Devonia Reed's children's social issues short story, Fitting In Isn't Easy, addresses the bullying and isolating behaviors seen in schools when a student seems different than the others. Sometimes, it's just being a new student. At other times, it's a strange smell or being tall or poor. This story highlights the trauma such isolating behavior can cause, and it teaches children to put themselves in another's shoes to understand what being new or different feels like. Reed includes a Teacher/Parent Corner as an appendix that includes discussion suggestions for after the story is read and defines the various forms that bullying can take. There are also other suggestions for encouraging active reading of the text. I was very impressed with this story. I quickly became involved with the situations both Michelle and Kayden found themselves in and could empathize with each of their predicaments. The underlying message of the story is presented in a highly accessible manner, and the discussion questions are an added bonus. Fitting In Isn't Easy is most highly recommended.

Janelle Fila

Fitting In Isn't Easy by Devonia Reed is a cute story for young readers that touches on topics like bullying and making friends at a new school. Kayden is excited for the start of third grade, but when a new girl starts at school, no one likes her. She looks different than the other students, for one, with her hair in cornrows and old ratty shoes that the other students think are gross. She smells like urine (because her younger brother wets the bed) and the other students call her "pee-pee girl" behind her back. Kayden doesn't think it is right to make fun of Michelle and she wants to include the new girl in some of the school's activities, but her old friends don't like Michelle and don't see why they have to be nice to her. Kayden is torn between doing the right thing and keeping her mouth shut so her old friends will still like her and want to sit with her.

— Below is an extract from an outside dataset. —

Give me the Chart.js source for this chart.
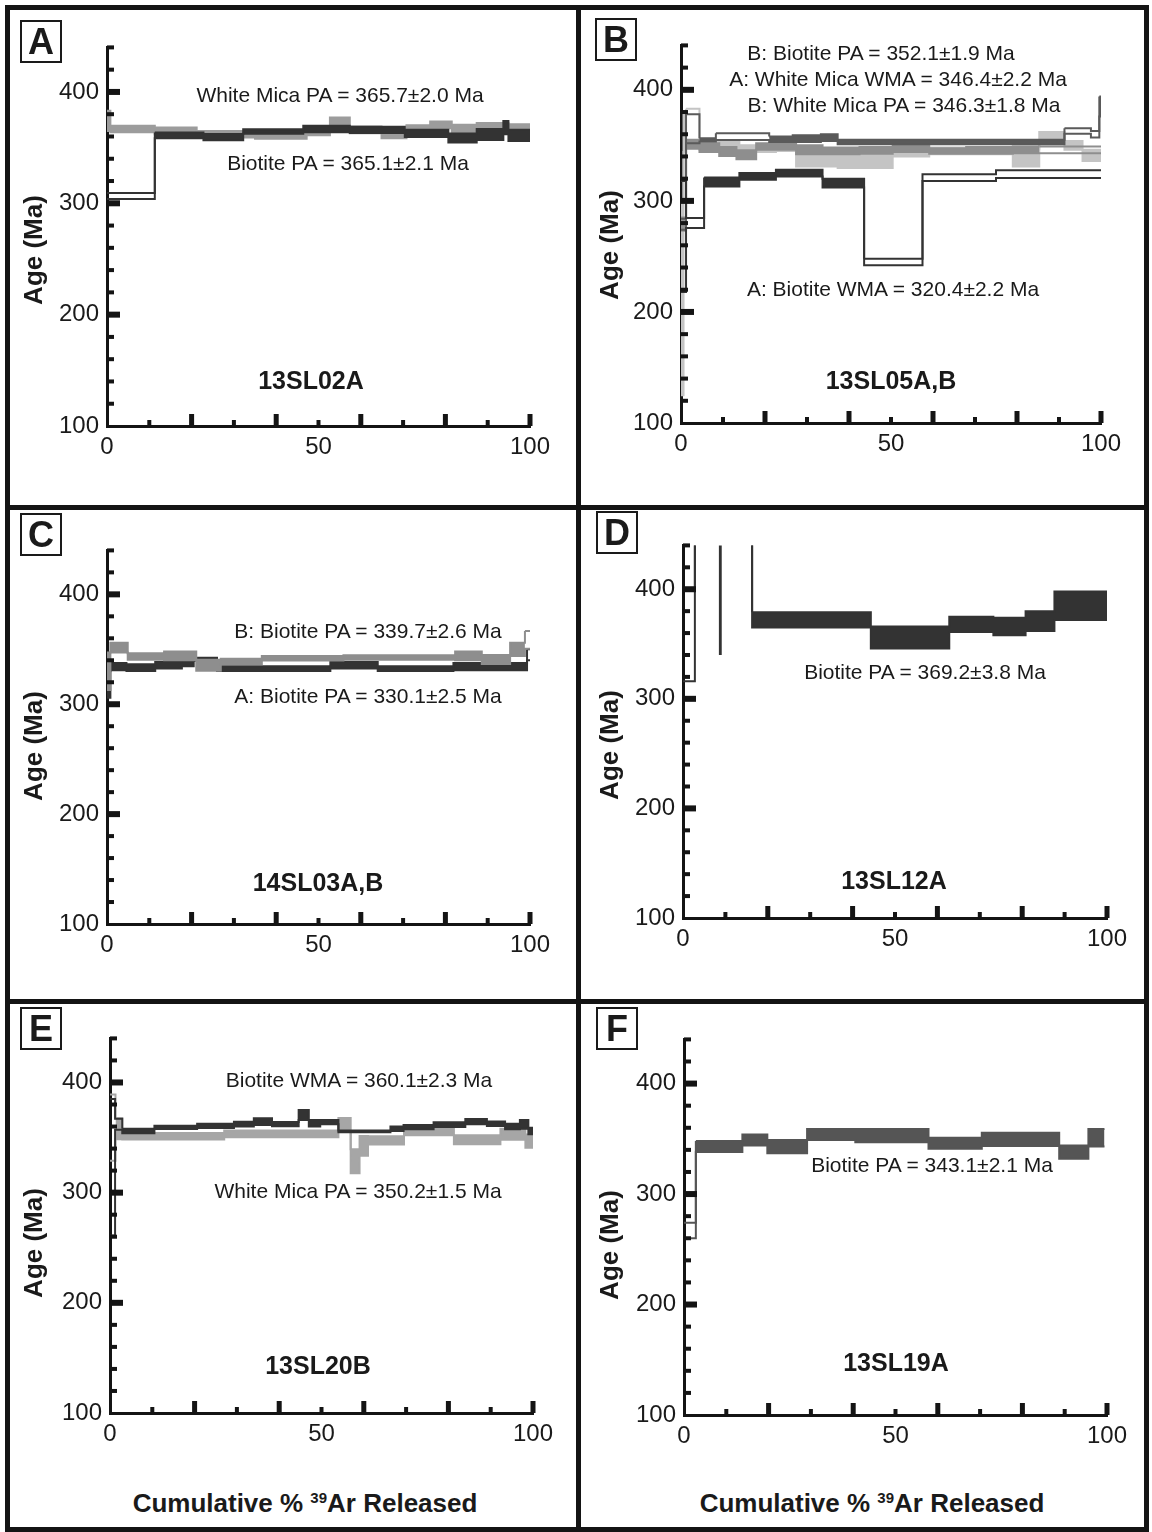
<!DOCTYPE html>
<html>
<head>
<meta charset="utf-8">
<title>Age spectra</title>
<script src="https://cdn.jsdelivr.net/npm/chart.js@4.4.1/dist/chart.umd.min.js"></script>
<style>
  html, body { margin: 0; padding: 0; background: #fff; }
  #page { position: relative; width: 1152px; height: 1532px; overflow: hidden;
          font-family: "Liberation Sans", Arial, Helvetica, sans-serif; color: #1a1a1a; }
  canvas { position: absolute; }
  .rule { position: absolute; background: #141414; }
  .letter { position: absolute; width: 38px; height: 39px; border: 2px solid #1a1a1a;
            font-weight: bold; font-size: 36px; line-height: 40px; text-align: center; }
  .t { position: absolute; white-space: nowrap; transform: translate(-50%, -50%); z-index: 2; }
  .note { font-size: 21px; }
  .sample { font-size: 25px; font-weight: bold; }
  .ylab { font-size: 26px; font-weight: bold; transform: translate(-50%, -50%) rotate(-90deg); }
  .xlab { font-size: 26px; font-weight: bold; }
  .xlab sup { font-size: 15px; vertical-align: 9px; }
</style>
</head>
<body>
<div id="page">
  <!-- frame and dividers -->
  <div class="rule" style="left:5px;top:5px;width:1142px;height:5px"></div>
  <div class="rule" style="left:5px;top:1527px;width:1142px;height:5px"></div>
  <div class="rule" style="left:5px;top:5px;width:5px;height:1527px"></div>
  <div class="rule" style="left:1144px;top:5px;width:5px;height:1527px"></div>
  <div class="rule" style="left:576px;top:5px;width:5px;height:1527px"></div>
  <div class="rule" style="left:5px;top:505px;width:1142px;height:5px"></div>
  <div class="rule" style="left:5px;top:999px;width:1142px;height:5px"></div>

  <div class="letter" style="left:20px;top:20px">A</div>
  <div class="letter" style="left:595px;top:18px">B</div>
  <div class="letter" style="left:20px;top:513px">C</div>
  <div class="letter" style="left:596px;top:511px">D</div>
  <div class="letter" style="left:20px;top:1007px">E</div>
  <div class="letter" style="left:596px;top:1007px">F</div>

  <div class="t ylab" style="left:33px;top:250px">Age (Ma)</div>
  <div class="t ylab" style="left:609px;top:245px">Age (Ma)</div>
  <div class="t ylab" style="left:33px;top:746px">Age (Ma)</div>
  <div class="t ylab" style="left:609px;top:745px">Age (Ma)</div>
  <div class="t ylab" style="left:33px;top:1243px">Age (Ma)</div>
  <div class="t ylab" style="left:609px;top:1245px">Age (Ma)</div>

  <div class="t sample" style="left:311px;top:380px">13SL02A</div>
  <div class="t sample" style="left:891px;top:380px">13SL05A,B</div>
  <div class="t sample" style="left:318px;top:882px">14SL03A,B</div>
  <div class="t sample" style="left:894px;top:880px">13SL12A</div>
  <div class="t sample" style="left:318px;top:1365px">13SL20B</div>
  <div class="t sample" style="left:896px;top:1362px">13SL19A</div>

  <div class="t note" style="left:340px;top:95px">White Mica PA = 365.7±2.0 Ma</div>
  <div class="t note" style="left:348px;top:163px">Biotite PA = 365.1±2.1 Ma</div>
  <div class="t note" style="left:881px;top:53px">B: Biotite PA = 352.1±1.9 Ma</div>
  <div class="t note" style="left:898px;top:79px">A: White Mica WMA = 346.4±2.2 Ma</div>
  <div class="t note" style="left:904px;top:105px">B: White Mica PA = 346.3±1.8 Ma</div>
  <div class="t note" style="left:893px;top:289px">A: Biotite WMA = 320.4±2.2 Ma</div>
  <div class="t note" style="left:368px;top:631px">B: Biotite PA = 339.7±2.6 Ma</div>
  <div class="t note" style="left:368px;top:696px">A: Biotite PA = 330.1±2.5 Ma</div>
  <div class="t note" style="left:925px;top:672px">Biotite PA = 369.2±3.8 Ma</div>
  <div class="t note" style="left:359px;top:1080px">Biotite WMA = 360.1±2.3 Ma</div>
  <div class="t note" style="left:358px;top:1191px">White Mica PA = 350.2±1.5 Ma</div>
  <div class="t note" style="left:932px;top:1165px">Biotite PA = 343.1±2.1 Ma</div>

  <div class="t xlab" style="left:305px;top:1503px">Cumulative % <sup>39</sup>Ar Released</div>
  <div class="t xlab" style="left:872px;top:1503px">Cumulative % <sup>39</sup>Ar Released</div>
</div>

<script>
// ---- axis ticks ----
const xTickValues = [10, 20, 30, 40, 50, 60, 70, 80, 90, 100];
const xMajorTicks = [20, 40, 60, 80, 100];
const xLabelValues = [0, 50, 100];
const yTickValues = [120, 140, 160, 180, 200, 220, 240, 260, 280, 300, 320, 340, 360, 380, 400, 420, 440];
const yMajorTicks = [200, 300, 400];
const yLabelValues = [100, 200, 300, 400];

// ---- A: 13SL02A ----
const aWmEdges = [0, 0.8, 11.3, 21.2, 35, 47.2, 52.7, 57.4, 64.9, 70.8, 76.4, 81.5, 87.4, 94.9, 100];
const aWmAges  = [374, 366.7, 365, 362, 361, 364, 373, 366, 362, 367.5, 370.5, 366, 369, 368];
const aWmErrs  = [9, 3, 3, 3, 3, 3, 4, 3, 3.5, 2.5, 3, 4.5, 3, 3];
const aWmOpen  = [];

const aBtEdges = [0, 11.3, 22.8, 32.2, 46.4, 57.4, 70.4, 80.7, 87.4, 93.7, 94.9, 100];
const aBtAges  = [306.5, 361, 359.5, 364.5, 366.7, 366, 362.8, 358.6, 361.8, 368, 361];
const aBtErrs  = [2.7, 2.5, 2.8, 2, 3, 2.8, 3.3, 4, 5, 6, 5];
const aBtOpen  = [0];

// ---- B: 13SL05A,B ----
const bWmAEdges = [0, 0.6, 1.2, 4.4, 8.3, 13.9, 22.6, 27.4, 37.3, 50.4, 59.1, 79, 85.3, 91.3, 95.6, 100];
const bWmAAges  = [213, 362, 368, 349, 350, 347, 348, 337, 336, 343, 345, 339, 357.5, 350, 341];
const bWmAErrs  = [88, 18, 15, 3, 3, 3, 3, 6, 6.5, 3, 3, 8, 4.5, 4, 5];
const bWmAOpen  = [2];

const bWmBEdges = [0, 1.2, 4.4, 9.1, 13.2, 17.9, 27.4, 33.7, 42.5, 50.4, 59.1, 67.9, 79, 85.3, 100];
const bWmBAges  = [279, 351, 348, 344.5, 341.5, 349, 346, 345, 345.5, 347, 345, 345.5, 346, 346];
const bWmBErrs  = [6, 4, 4, 4, 4, 3, 4, 3, 3, 3, 2.5, 3, 3, 3];
const bWmBOpen  = [13];

const bBtBEdges = [0, 1.2, 4.4, 8.3, 13.9, 21, 26.6, 33.3, 37.3, 91.3, 97.6, 99.6, 100];
const bBtBAges  = [279, 365, 355, 357.8, 357.8, 355.5, 356, 357, 353, 363, 360, 385];
const bBtBErrs  = [5, 13, 1.5, 3, 3, 2.5, 3, 3, 2, 2.5, 3, 9];
const bBtBOpen  = [0, 1, 3, 4, 9, 10];

const bBtAEdges = [0, 1.2, 5.5, 13.9, 22.6, 33.7, 43.6, 57.5, 75, 100];
const bBtAAges  = [268, 280, 317, 322, 325, 316, 245, 321, 324];
const bBtAErrs  = [50, 4.5, 4, 3, 3, 4, 3, 3, 3.5];
const bBtAOpen  = [0, 1, 6, 7, 8];

// ---- C: 14SL03A,B ----
const cBtBEdges = [0, 0.8, 4.9, 13.5, 21.1, 26.9, 36.6, 55.9, 82.3, 88.6, 95.3, 98.8, 100];
const cBtBAges  = [330, 351.5, 343.5, 344, 335.4, 339, 341.8, 342.5, 344, 340.7, 350, 358.6];
const cBtBErrs  = [17, 4.5, 3, 4, 5, 2.5, 2, 2, 4, 4, 6, 8];
const cBtBOpen  = [11];

const cBtAEdges = [0, 0.8, 4.6, 11.4, 17.7, 20.5, 26, 52.8, 64, 81.9, 99.3, 100];
const cBtAAges  = [318, 334.3, 333.3, 335.5, 337.5, 340.8, 332.4, 335.5, 332.4, 334.3, 345];
const cBtAErrs  = [12, 3.3, 3, 3, 3, 1.5, 2.2, 3, 2.2, 3.3, 5];
const cBtAOpen  = [10];

// ---- D: 13SL12A ----
const dBtEdges = [0, 2.8, 8.7, 8.9, 16.3, 44.3, 62.8, 73.2, 80.8, 87.6, 100];
const dBtAges  = [358, 700, 500, 700, 372, 356, 368, 366, 371, 385];
const dBtErrs  = [42, 50, 159, 50, 7, 10, 7, 8, 9, 13];
const dBtOpen  = [0, 1, 2, 3];

// ---- E: 13SL20B ----
const eBtEdges = [0, 1.2, 2.9, 10.5, 20.6, 29.3, 34, 38.3, 44.6, 47, 49.7, 54, 66.3, 69.4, 76.5, 84, 89.1, 93.4, 96.9, 98.9, 100];
const eBtAges  = [323, 362, 356, 359.2, 360.6, 362.2, 364.5, 362.2, 370.5, 363, 364, 355.6, 358, 359.5, 361.7, 364.5, 362.5, 360, 362, 356];
const eBtErrs  = [62, 5, 2, 1.5, 2, 2.2, 3, 2, 4.5, 3, 2, 0.8, 2, 2, 2.2, 2.4, 2, 2.5, 4, 3];
const eBtOpen  = [0, 1];

const eWmEdges = [0, 1.3, 2.9, 27, 54, 56.9, 59, 61, 69.5, 81.3, 92.3, 98.2, 100];
const eWmAges  = [359, 358, 351.2, 353.3, 361.8, 328.5, 342.4, 347.5, 355.3, 348, 353, 346.8];
const eWmErrs  = [30, 9.5, 3, 3, 6, 11, 9, 3.7, 3.3, 4, 5, 6];
const eWmOpen  = [0];

// ---- F: 13SL19A ----
const fBtEdges = [0, 2.8, 13.8, 19.7, 29.1, 40.5, 57.8, 70.4, 88.7, 95.6, 99.4];
const fBtAges  = [267, 343, 349, 343, 354, 353, 346, 349.5, 338, 351];
const fBtErrs  = [7, 5, 5, 6, 5, 6, 5, 6, 6, 8];
const fBtOpen  = [0];

// one age spectrum = lower + upper stepped line, filled between (open steps left empty)
function spectrum(name, edges, ages, errs, open, color) {
  const n = ages.length;
  const lower = ages.map((a, i) => ({ x: edges[i], y: a - errs[i] }));
  const upper = ages.map((a, i) => ({ x: edges[i], y: a + errs[i] }));
  lower.push({ x: edges[n], y: ages[n - 1] - errs[n - 1] });
  upper.push({ x: edges[n], y: ages[n - 1] + errs[n - 1] });
  const common = { borderColor: color, borderWidth: 2, pointRadius: 0, stepped: true, borderJoinStyle: 'miter' };
  return [
    { label: name + ' low', data: lower, fill: false, ...common },
    { label: name + ' high', data: upper, fill: '-1', backgroundColor: color, ...common,
      segment: { backgroundColor: c => open.includes(c.p0DataIndex) ? 'rgba(255,255,255,0)' : color } }
  ];
}

const Y_AXIS_W = 70, X_AXIS_H = 40, PAD_TOP = 20, PAD_RIGHT = 40;

const innerTicks = {
  id: 'innerTicks',
  afterDatasetsDraw(chart) {
    const { ctx, chartArea, scales: { x, y } } = chart;
    ctx.save();
    ctx.fillStyle = '#141414';
    yTickValues.forEach(v => {
      const py = y.getPixelForValue(v);
      const major = yMajorTicks.includes(v);
      const len = major ? 13 : 7, th = major ? 6 : 4;
      ctx.fillRect(chartArea.left, py - th / 2, len, th);
    });
    xTickValues.forEach(v => {
      const px = x.getPixelForValue(v);
      const major = xMajorTicks.includes(v);
      const len = major ? 12 : 6, th = major ? 5 : 4;
      ctx.fillRect(px - th / 2, chartArea.bottom - len, th, len);
    });
    ctx.restore();
  }
};

const tickFont = { family: '"Liberation Sans", Arial, sans-serif', size: 24 };

const panels = [
  { x0: 107, x1: 530, yTop: 45, yBottom: 426,
    sets: [spectrum('Biotite', aBtEdges, aBtAges, aBtErrs, aBtOpen, '#333333'),
           spectrum('White Mica', aWmEdges, aWmAges, aWmErrs, aWmOpen, '#9c9c9c')] },
  { x0: 681, x1: 1101, yTop: 43, yBottom: 423,
    sets: [spectrum('A: Biotite', bBtAEdges, bBtAAges, bBtAErrs, bBtAOpen, '#333333'),
           spectrum('B: Biotite', bBtBEdges, bBtBAges, bBtBErrs, bBtBOpen, '#5a5a5a'),
           spectrum('B: White Mica', bWmBEdges, bWmBAges, bWmBErrs, bWmBOpen, '#8e8e8e'),
           spectrum('A: White Mica', bWmAEdges, bWmAAges, bWmAErrs, bWmAOpen, '#c4c4c4')] },
  { x0: 107, x1: 530, yTop: 548, yBottom: 924,
    sets: [spectrum('B: Biotite', cBtBEdges, cBtBAges, cBtBErrs, cBtBOpen, '#8e8e8e'),
           spectrum('A: Biotite', cBtAEdges, cBtAAges, cBtAErrs, cBtAOpen, '#333333')] },
  { x0: 683, x1: 1107, yTop: 543, yBottom: 918,
    sets: [spectrum('Biotite', dBtEdges, dBtAges, dBtErrs, dBtOpen, '#333333')] },
  { x0: 110, x1: 533, yTop: 1036, yBottom: 1413,
    sets: [spectrum('Biotite', eBtEdges, eBtAges, eBtErrs, eBtOpen, '#333333'),
           spectrum('White Mica', eWmEdges, eWmAges, eWmErrs, eWmOpen, '#a6a6a6')] },
  { x0: 684, x1: 1107, yTop: 1037, yBottom: 1415,
    sets: [spectrum('Biotite', fBtEdges, fBtAges, fBtErrs, fBtOpen, '#555555')] }
];

const page = document.getElementById('page');

panels.forEach(p => {
  const canvas = document.createElement('canvas');
  const left = p.x0 - Y_AXIS_W, top = p.yTop - PAD_TOP;
  const w = p.x1 + PAD_RIGHT - left, h = p.yBottom + X_AXIS_H - top;
  canvas.width = w; canvas.height = h;
  canvas.style.left = left + 'px'; canvas.style.top = top + 'px';
  canvas.style.width = w + 'px'; canvas.style.height = h + 'px';
  page.insertBefore(canvas, page.firstChild);

  new Chart(canvas, {
    type: 'line',
    data: { datasets: p.sets.flat() },
    options: {
      responsive: false,
      animation: false,
      layout: { padding: { top: PAD_TOP, right: PAD_RIGHT, left: 0, bottom: 0 } },
      plugins: { legend: { display: false }, tooltip: { enabled: false } },
      scales: {
        x: {
          type: 'linear', min: 0, max: 100,
          grid: { display: false, drawTicks: false },
          border: { display: true, color: '#141414', width: 3 },
          ticks: { stepSize: 10, autoSkip: false, maxRotation: 0, padding: 7, color: '#1a1a1a', font: tickFont,
                   callback: v => xLabelValues.includes(v) ? String(v) : '' },
          afterFit: s => { s.height = X_AXIS_H; }
        },
        y: {
          type: 'linear', min: 100, max: 440,
          grid: { display: false, drawTicks: false },
          border: { display: true, color: '#141414', width: 3 },
          ticks: { stepSize: 20, autoSkip: false, padding: 8, color: '#1a1a1a', font: tickFont,
                   callback: v => yLabelValues.includes(v) ? String(v) : '' },
          afterFit: s => { s.width = Y_AXIS_W; }
        }
      }
    },
    plugins: [innerTicks]
  });
});
</script>
</body>
</html>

This is a cute story that showcases topics that young readers should be aware of and may already have experienced. It is a nice way to bring the topics of bullying, class, cleanliness, and friendship into a conversation with young readers. Parents and educators will appreciate this text and the goals that it accomplishes. And readers will like the clever story, the fun characters, and the way the story resolves itself at the end, giving them a clear example of how they could act in a similar situation.

Alysha Allen

Kayden Morgan lives a comfortable life with her parents and little brother, Jeremiah, in Devonia Reed’s Fitting In Isn’t Easy. All summer she has been eagerly waiting to begin the third grade. Kayden fits nicely in after only a month into the school year. Everything is going well--she has a wonderful teacher and a group of friends to call her own. But, when Michelle Randolph joins her class as a new student at the school, Kayden must make the choice to forsake the reputation she has secured for herself to befriend an outcast or stand by as Michelle continues to be taunted for her derelict appearance. As Kayden learns of the reason for Michelle’s squalid look, Kayden must take courage to overcome her fears of aspersion by her classmates in order to do what is right.

Devonia Reed’s Fitting In Isn’t Easy serves as a practical lesson on accepting those who diverge from the standard norm, one that teachers and parents can impart to their students and children. The questions included at the end of the book can be asked to direct and facilitate reflection on the deeper aspects of the text, as well as to cultivate critical analysis. So, whether just beginning school or beginning one’s third year, Reed’s short story is effective and relatable to the experiences which children are bound to encounter when in school and later on in life. The ideas are pared down into digestible nuggets in the form of an instructional, moralistic tale imperative for all students of life to master in their formative years.